(Entries with chart source code)
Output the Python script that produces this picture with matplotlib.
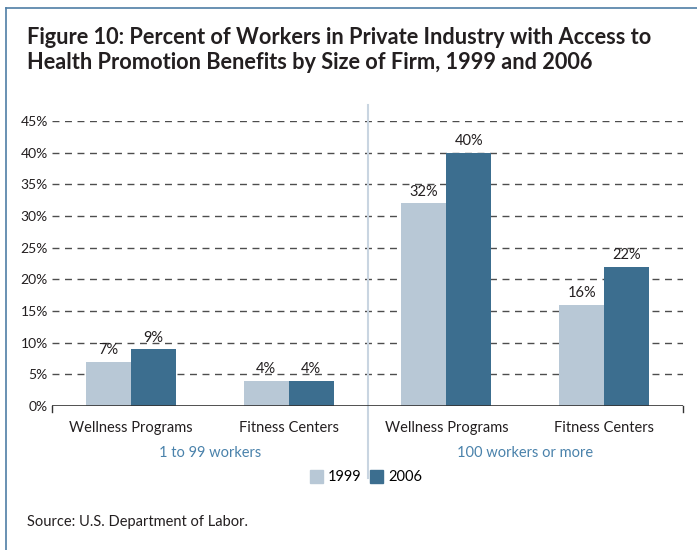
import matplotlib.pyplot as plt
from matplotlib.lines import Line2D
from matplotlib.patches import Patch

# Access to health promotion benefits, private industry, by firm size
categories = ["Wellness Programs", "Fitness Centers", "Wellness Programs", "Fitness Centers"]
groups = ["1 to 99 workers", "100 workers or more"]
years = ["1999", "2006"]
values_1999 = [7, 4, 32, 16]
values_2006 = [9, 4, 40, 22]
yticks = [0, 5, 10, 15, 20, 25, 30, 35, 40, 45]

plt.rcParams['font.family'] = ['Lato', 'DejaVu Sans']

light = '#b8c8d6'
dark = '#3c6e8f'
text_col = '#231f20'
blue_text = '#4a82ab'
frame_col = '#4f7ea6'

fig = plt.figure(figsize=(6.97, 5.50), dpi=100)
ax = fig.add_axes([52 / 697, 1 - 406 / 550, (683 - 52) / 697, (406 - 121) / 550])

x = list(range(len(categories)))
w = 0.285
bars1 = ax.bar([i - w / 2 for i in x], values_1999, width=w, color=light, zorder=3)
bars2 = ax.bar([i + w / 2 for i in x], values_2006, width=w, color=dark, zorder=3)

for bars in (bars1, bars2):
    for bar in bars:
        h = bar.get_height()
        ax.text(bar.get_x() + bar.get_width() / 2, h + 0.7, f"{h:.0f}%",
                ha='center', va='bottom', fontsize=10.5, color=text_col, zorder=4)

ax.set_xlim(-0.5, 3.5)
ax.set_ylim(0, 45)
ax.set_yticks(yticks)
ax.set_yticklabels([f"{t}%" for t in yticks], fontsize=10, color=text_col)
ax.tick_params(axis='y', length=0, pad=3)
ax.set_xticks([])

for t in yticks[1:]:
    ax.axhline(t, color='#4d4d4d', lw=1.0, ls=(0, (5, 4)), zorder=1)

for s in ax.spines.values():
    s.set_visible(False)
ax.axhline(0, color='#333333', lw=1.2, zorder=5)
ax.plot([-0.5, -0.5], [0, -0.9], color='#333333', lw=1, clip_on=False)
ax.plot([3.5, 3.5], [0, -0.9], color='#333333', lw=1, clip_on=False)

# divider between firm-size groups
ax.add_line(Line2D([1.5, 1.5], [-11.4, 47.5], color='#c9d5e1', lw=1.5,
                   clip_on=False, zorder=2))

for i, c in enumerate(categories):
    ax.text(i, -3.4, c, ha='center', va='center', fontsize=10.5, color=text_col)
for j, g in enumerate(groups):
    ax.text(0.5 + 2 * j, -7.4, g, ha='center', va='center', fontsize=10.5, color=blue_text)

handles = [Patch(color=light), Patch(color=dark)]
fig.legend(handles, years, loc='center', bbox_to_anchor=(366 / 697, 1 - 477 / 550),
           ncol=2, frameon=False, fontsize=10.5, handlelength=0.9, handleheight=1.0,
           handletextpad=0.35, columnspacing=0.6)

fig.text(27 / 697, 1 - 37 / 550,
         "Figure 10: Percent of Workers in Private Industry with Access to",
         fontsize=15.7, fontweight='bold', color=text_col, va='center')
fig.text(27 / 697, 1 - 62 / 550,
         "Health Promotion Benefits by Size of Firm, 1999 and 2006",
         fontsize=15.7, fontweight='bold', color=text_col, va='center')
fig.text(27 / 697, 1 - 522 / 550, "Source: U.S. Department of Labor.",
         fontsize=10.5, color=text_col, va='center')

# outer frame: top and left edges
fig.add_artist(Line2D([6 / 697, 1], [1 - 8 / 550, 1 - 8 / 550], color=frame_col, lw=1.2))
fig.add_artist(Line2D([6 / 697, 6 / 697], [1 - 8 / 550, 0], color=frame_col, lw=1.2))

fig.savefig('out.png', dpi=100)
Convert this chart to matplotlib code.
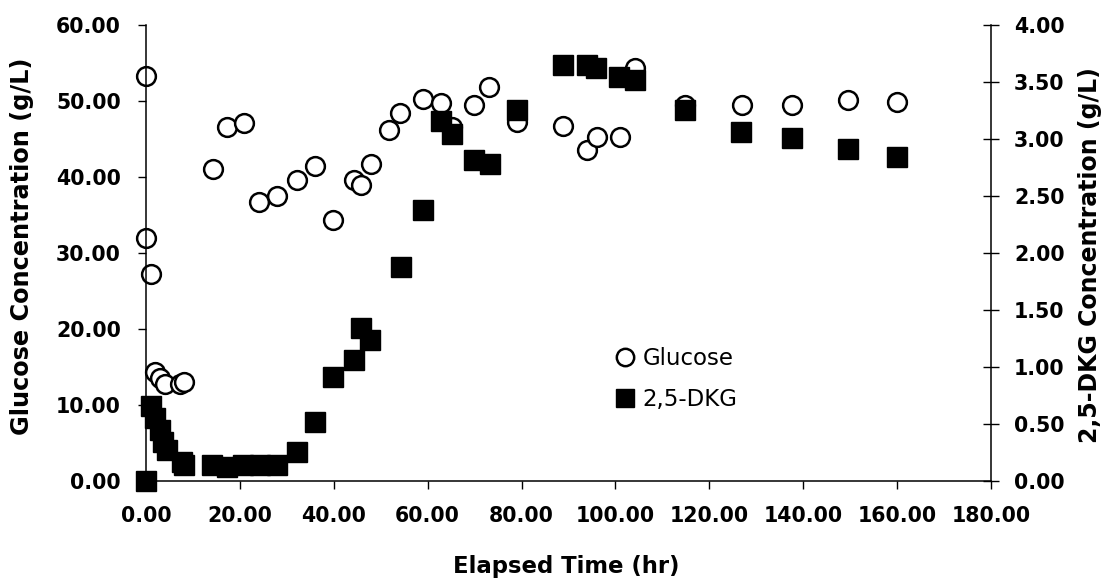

» EXERCISE DESCRIPTION: Transcribe every entry word for word, but omit the pictures.

» EXERCISE ANSWER:
Output the Python script that produces this picture with matplotlib.
import matplotlib.pyplot as plt
from matplotlib.lines import Line2D
from matplotlib.patches import Patch

# Access to health promotion benefits, private industry, by firm size
categories = ["Wellness Programs", "Fitness Centers", "Wellness Programs", "Fitness Centers"]
groups = ["1 to 99 workers", "100 workers or more"]
years = ["1999", "2006"]
values_1999 = [7, 4, 32, 16]
values_2006 = [9, 4, 40, 22]
yticks = [0, 5, 10, 15, 20, 25, 30, 35, 40, 45]

plt.rcParams['font.family'] = ['Lato', 'DejaVu Sans']

light = '#b8c8d6'
dark = '#3c6e8f'
text_col = '#231f20'
blue_text = '#4a82ab'
frame_col = '#4f7ea6'

fig = plt.figure(figsize=(6.97, 5.50), dpi=100)
ax = fig.add_axes([52 / 697, 1 - 406 / 550, (683 - 52) / 697, (406 - 121) / 550])

x = list(range(len(categories)))
w = 0.285
bars1 = ax.bar([i - w / 2 for i in x], values_1999, width=w, color=light, zorder=3)
bars2 = ax.bar([i + w / 2 for i in x], values_2006, width=w, color=dark, zorder=3)

for bars in (bars1, bars2):
    for bar in bars:
        h = bar.get_height()
        ax.text(bar.get_x() + bar.get_width() / 2, h + 0.7, f"{h:.0f}%",
                ha='center', va='bottom', fontsize=10.5, color=text_col, zorder=4)

ax.set_xlim(-0.5, 3.5)
ax.set_ylim(0, 45)
ax.set_yticks(yticks)
ax.set_yticklabels([f"{t}%" for t in yticks], fontsize=10, color=text_col)
ax.tick_params(axis='y', length=0, pad=3)
ax.set_xticks([])

for t in yticks[1:]:
    ax.axhline(t, color='#4d4d4d', lw=1.0, ls=(0, (5, 4)), zorder=1)

for s in ax.spines.values():
    s.set_visible(False)
ax.axhline(0, color='#333333', lw=1.2, zorder=5)
ax.plot([-0.5, -0.5], [0, -0.9], color='#333333', lw=1, clip_on=False)
ax.plot([3.5, 3.5], [0, -0.9], color='#333333', lw=1, clip_on=False)

# divider between firm-size groups
ax.add_line(Line2D([1.5, 1.5], [-11.4, 47.5], color='#c9d5e1', lw=1.5,
                   clip_on=False, zorder=2))

for i, c in enumerate(categories):
    ax.text(i, -3.4, c, ha='center', va='center', fontsize=10.5, color=text_col)
for j, g in enumerate(groups):
    ax.text(0.5 + 2 * j, -7.4, g, ha='center', va='center', fontsize=10.5, color=blue_text)

handles = [Patch(color=light), Patch(color=dark)]
fig.legend(handles, years, loc='center', bbox_to_anchor=(366 / 697, 1 - 477 / 550),
           ncol=2, frameon=False, fontsize=10.5, handlelength=0.9, handleheight=1.0,
           handletextpad=0.35, columnspacing=0.6)

fig.text(27 / 697, 1 - 37 / 550,
         "Figure 10: Percent of Workers in Private Industry with Access to",
         fontsize=15.7, fontweight='bold', color=text_col, va='center')
fig.text(27 / 697, 1 - 62 / 550,
         "Health Promotion Benefits by Size of Firm, 1999 and 2006",
         fontsize=15.7, fontweight='bold', color=text_col, va='center')
fig.text(27 / 697, 1 - 522 / 550, "Source: U.S. Department of Labor.",
         fontsize=10.5, color=text_col, va='center')

# outer frame: top and left edges
fig.add_artist(Line2D([6 / 697, 1], [1 - 8 / 550, 1 - 8 / 550], color=frame_col, lw=1.2))
fig.add_artist(Line2D([6 / 697, 6 / 697], [1 - 8 / 550, 0], color=frame_col, lw=1.2))

fig.savefig('out.png', dpi=100)
Convert this chart to matplotlib code.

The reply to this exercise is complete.